The waiting was the worst of it. Sure, I worried how he felt about being forced to throw up (I learned later that he actually wagged his tail through the whole thing) or that he wouldn't throw it up and then we'd have to discuss "other options," as the surgeon had said. But waiting meant I had to sit there and remember the last time I'd been in that waiting room late at night into early morning -- when Bentley was attacked.

As BK and I sat there after midnight, half asleep and half laughing at our silly dog's underwear fetish, I kept staring at the spot I was sitting in this past December, when I had a really good reason to worry. I could see myself sitting there, in that terrible situation, and I had to choke back tears. I hated that feeling.

Then my puppy came running toward us, his left eye bloodshot from the apomorphine used to induce vomiting and his head soaked from the water they then used to flush it out, and I thought to myself, 'You worry, and then things are fine. It's always OK.'

Lately I've been "on edge," as my mom put it, about wedding plans. I worry things will get done. I do one thing and give myself half a second to just barely breathe a sigh of relief before I worry about the next few things we need to tackle.

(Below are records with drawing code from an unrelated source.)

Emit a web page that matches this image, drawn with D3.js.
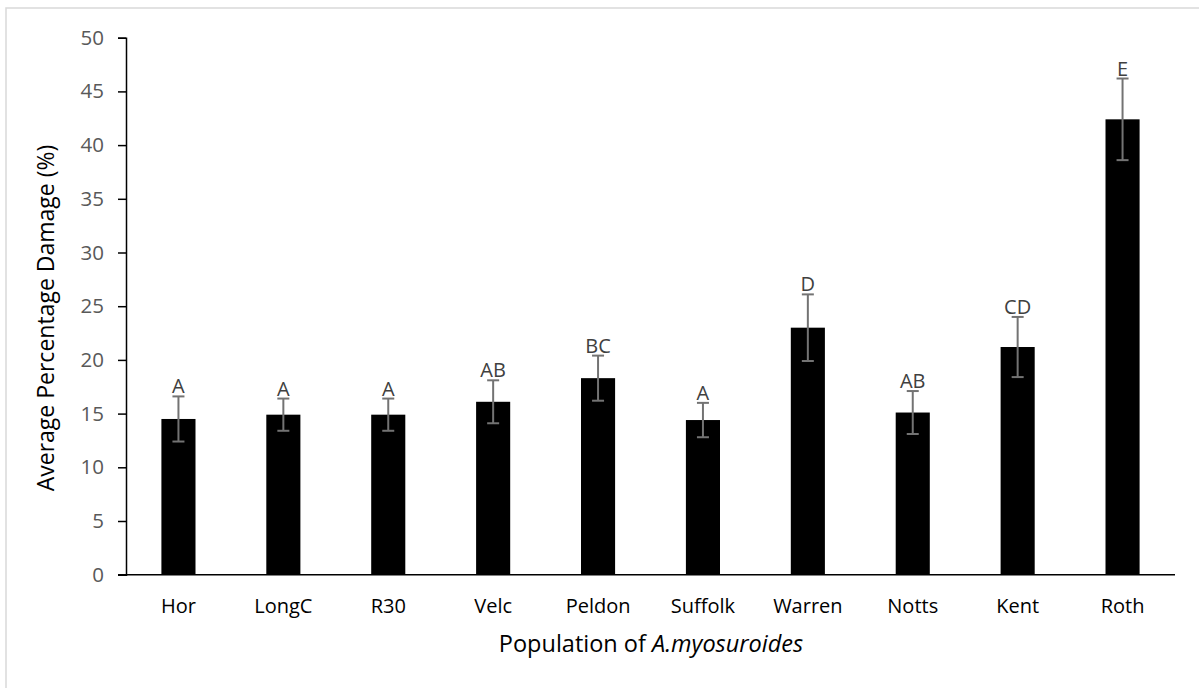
<!DOCTYPE html>
<html>
<head>
<meta charset="utf-8">
<script src="https://cdn.jsdelivr.net/npm/d3@7"></script>
<style>
  html, body { margin: 0; padding: 0; background: #fff; }
  svg { display: block; font-family: "Open Sans", "Noto Sans", sans-serif; }
</style>
</head>
<body>
<svg id="chart" width="1199" height="688"></svg>
<script>
// Populations of A. myosuroides and their average percentage damage
const categories = ["Hor", "LongC", "R30", "Velc", "Peldon", "Suffolk", "Warren", "Notts", "Kent", "Roth"];
const means      = [14.5, 14.9, 14.9, 16.1, 18.3, 14.4, 23.0, 15.1, 21.2, 42.4];
const errors     = [2.1, 1.5, 1.5, 2.0, 2.1, 1.6, 3.1, 2.0, 2.8, 3.8];
const letters    = ["A", "A", "A", "AB", "BC", "A", "D", "AB", "CD", "E"];
const yTicks     = [0, 5, 10, 15, 20, 25, 30, 35, 40, 45, 50];

const rows = categories.map((c, i) => ({ cat: c, mean: means[i], err: errors[i], letter: letters[i] }));

const svg = d3.select("#chart");
const W = 1199, H = 688;
const plot = { left: 126, right: 1175, top: 37.7, bottom: 574.7 };

// outer chart frame
svg.append("rect")
  .attr("x", 6).attr("y", 8)
  .attr("width", W + 10).attr("height", H + 10)
  .attr("fill", "#fff")
  .attr("stroke", "#d9d9d9").attr("stroke-width", 1.5);

const x = d3.scaleBand()
  .domain(categories)
  .range([plot.left, plot.right])
  .paddingInner(0.675)
  .paddingOuter(0.3375);

const y = d3.scaleLinear()
  .domain([0, 50])
  .range([plot.bottom, plot.top]);

// bars
svg.append("g").selectAll("rect")
  .data(rows)
  .join("rect")
  .attr("x", d => x(d.cat))
  .attr("y", d => y(d.mean))
  .attr("width", x.bandwidth())
  .attr("height", d => y(0) - y(d.mean))
  .attr("fill", "#000");

// error bars
const eb = svg.append("g")
  .attr("stroke", "#737373")
  .attr("stroke-width", 2)
  .attr("fill", "none");
const cx = d => x(d.cat) + x.bandwidth() / 2;
const capHalf = 6;
eb.selectAll("line.v")
  .data(rows).join("line").attr("class", "v")
  .attr("x1", cx).attr("x2", cx)
  .attr("y1", d => y(d.mean - d.err)).attr("y2", d => y(d.mean + d.err));
eb.selectAll("line.top")
  .data(rows).join("line").attr("class", "top")
  .attr("x1", d => cx(d) - capHalf).attr("x2", d => cx(d) + capHalf)
  .attr("y1", d => y(d.mean + d.err)).attr("y2", d => y(d.mean + d.err));
eb.selectAll("line.bot")
  .data(rows).join("line").attr("class", "bot")
  .attr("x1", d => cx(d) - capHalf).attr("x2", d => cx(d) + capHalf)
  .attr("y1", d => y(d.mean - d.err)).attr("y2", d => y(d.mean - d.err));

// significance letters
svg.append("g").selectAll("text")
  .data(rows)
  .join("text")
  .attr("x", cx)
  .attr("y", d => y(d.mean + d.err) - 3)
  .attr("text-anchor", "middle")
  .attr("font-size", 20)
  .attr("fill", "#404040")
  .text(d => d.letter);

// y axis
const yAxis = d3.axisLeft(y).tickValues(yTicks).tickSize(8).tickPadding(14).tickFormat(d3.format("d"));
const gy = svg.append("g")
  .attr("transform", `translate(${plot.left},0)`)
  .call(yAxis);
gy.select(".domain").attr("stroke", "#000").attr("stroke-width", 1.5);
gy.selectAll(".tick line").attr("stroke", "#000").attr("stroke-width", 1.5);
gy.selectAll(".tick text")
  .attr("font-family", "Open Sans, Noto Sans, sans-serif")
  .attr("font-size", 20.5)
  .attr("fill", "#595959");

// x axis
const xAxis = d3.axisBottom(x).tickSize(0).tickPadding(24);
const gx = svg.append("g")
  .attr("transform", `translate(0,${plot.bottom})`)
  .call(xAxis);
gx.select(".domain").attr("stroke", "#000").attr("stroke-width", 1.5)
  .attr("d", `M${plot.left - 8},0H${plot.right}`);
gx.selectAll(".tick text")
  .attr("font-family", "Open Sans, Noto Sans, sans-serif")
  .attr("font-size", 20)
  .attr("fill", "#000");

// axis titles
const xTitle = svg.append("text")
  .attr("x", 651).attr("y", 652)
  .attr("text-anchor", "middle")
  .attr("font-size", 23.5)
  .attr("fill", "#000");
xTitle.append("tspan").text("Population of ");
xTitle.append("tspan").attr("font-style", "italic").text("A.myosuroides");

svg.append("text")
  .attr("transform", "translate(54,318) rotate(-90)")
  .attr("text-anchor", "middle")
  .attr("font-size", 23)
  .attr("fill", "#000")
  .text("Average Percentage Damage (%)");
</script>
</body>
</html>
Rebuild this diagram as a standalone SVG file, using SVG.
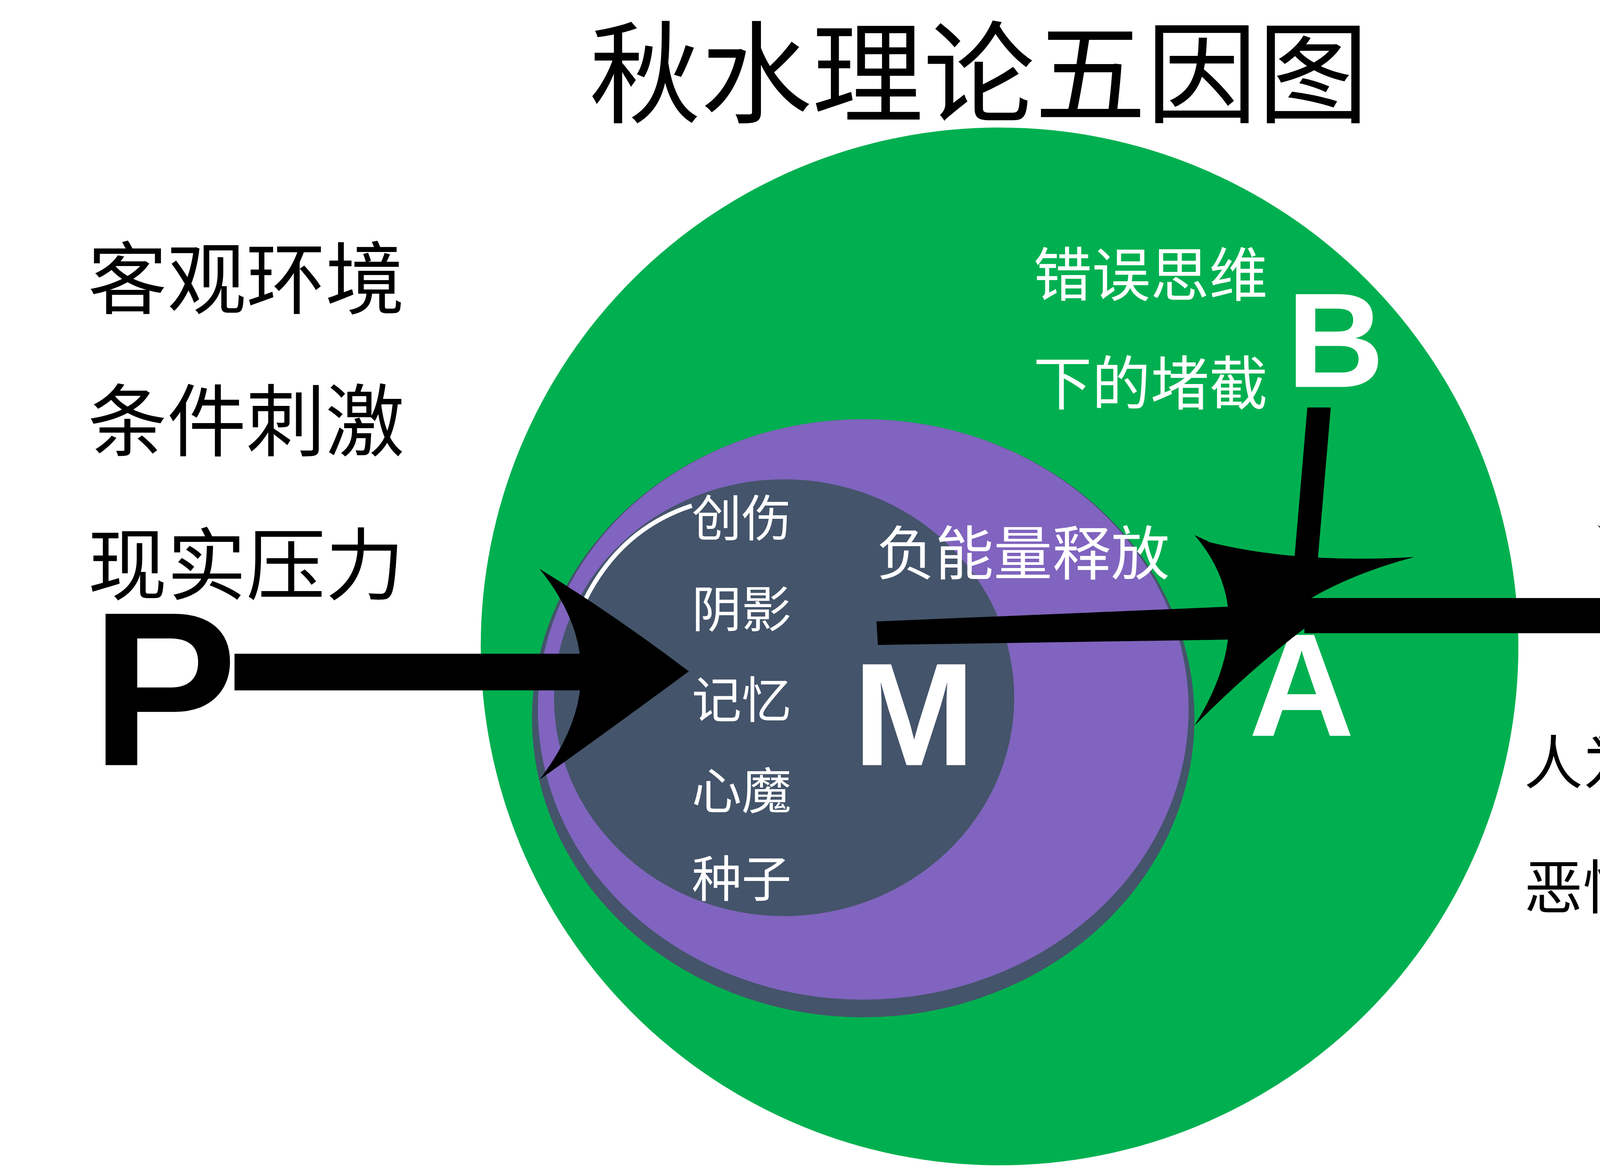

At times it seems neverending, and I know I'm not alone, because three of us stood in the hallway at work the other day and commiserated over what it's like for the bride in the months leading up to the wedding.

But when you think about the big things, the stuff that warrants a bit of worrying, it seems silly to worry about things like how the favors will go over with guests.

And to think, I needed my dog to eat my underwear in order to bring me back to my least favorite place in the world so I could recognize that.